What Darius said brings up a point that's been bothering me forever. We (and by we I guess I mean the fans and media) are horrible in how we judge people's supposed "goodness" or "badness". I don't mean that we shouldn't judge at all. I mean our mechanism is screwed. We seem to view it like a balanced scale. A guy does something wrong in practice, so now he's a bad guy. But wait, he donated money to the Humane Society. So now he's a good guy. We tally up all the bad guy deeds and good guy deeds and see which weighs more and that's how we come up with our judgment.

Well I'm sorry, but that's crap.

First of all, we don't really know these guys well enough to be making these judgments, so to the extent we make them we need to take them with a grain of salt. But beyond that, if a guy is a selfish teammate, has no respect for the fans or the game, plays like a lazy stooge, and drives while intoxicated then writing a $10,000 check doesn't get him off the hook no matter what the charity is. It just doesn't wash. Conversely if the guy is basically decent, does his job, and knows how to relate to the fans and the rest of the folks he lives around then one bad day at the office (or missed autograph or tantrum) shouldn't color our opinion. Morality and appropriateness are more complex than that.
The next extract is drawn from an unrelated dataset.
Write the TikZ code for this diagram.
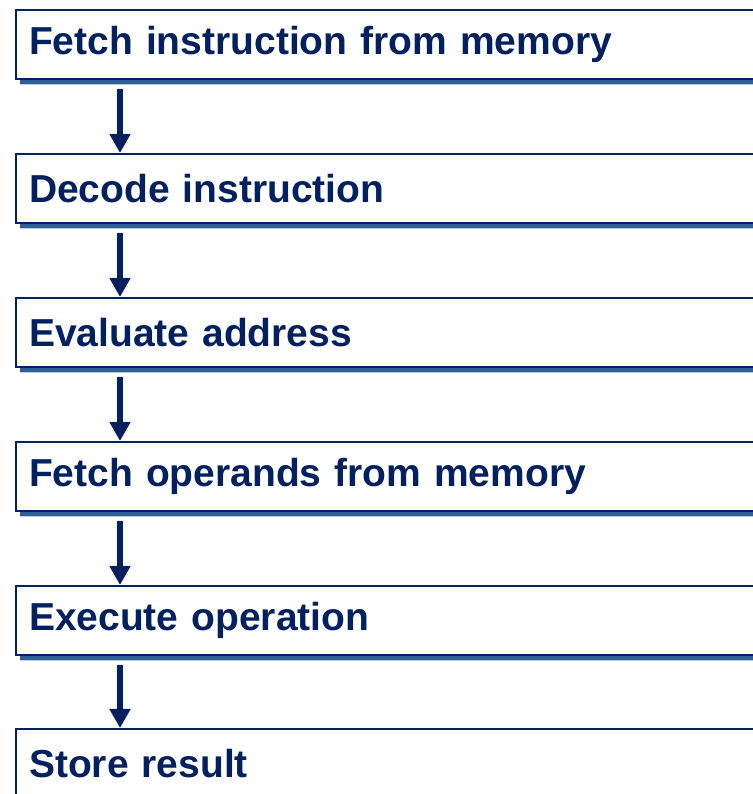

Personally I don't think teams do us or their players any favors by showing their guys doing all of these charity things as if it were a morality counting contest. That's not supposed to be why you do the charity work. You're supposed to be more like Darius is here...just doing it and being humble about it. People aren't supposed to be counting the good things you do. In that sense he has it exactly right.

On the other hand we shouldn't be able to count the bad things you do either. If we're having to then something is wrong that charity work isn't going to fix. If you want to get crass about it a guy who submarines his company with his work ethic, creates a miserable work environment for his co-workers, and embezzles money from the company till is perfectly capable of working in a soup kitchen in his off hours. I'm sure some do. That doesn't mean they should be retained.

Personally I'd be happier if the players vowed to each other, "We're not going to do many bad things" and the team vowed to us, "You can count on us and our players to make a positive difference in this community" and then everybody left it at that. Do we really need to know any more? This seems much better than the squeaky-wheel bean-counting system we have going now where silly transgressions are juxtaposed with silly halftime features on TV showing all the good deeds.

Oh...all of this reminds me that I should have put Miles coming back and producing like before as part of the "likely list" in the post below.  Anyone interested can always add it to their list.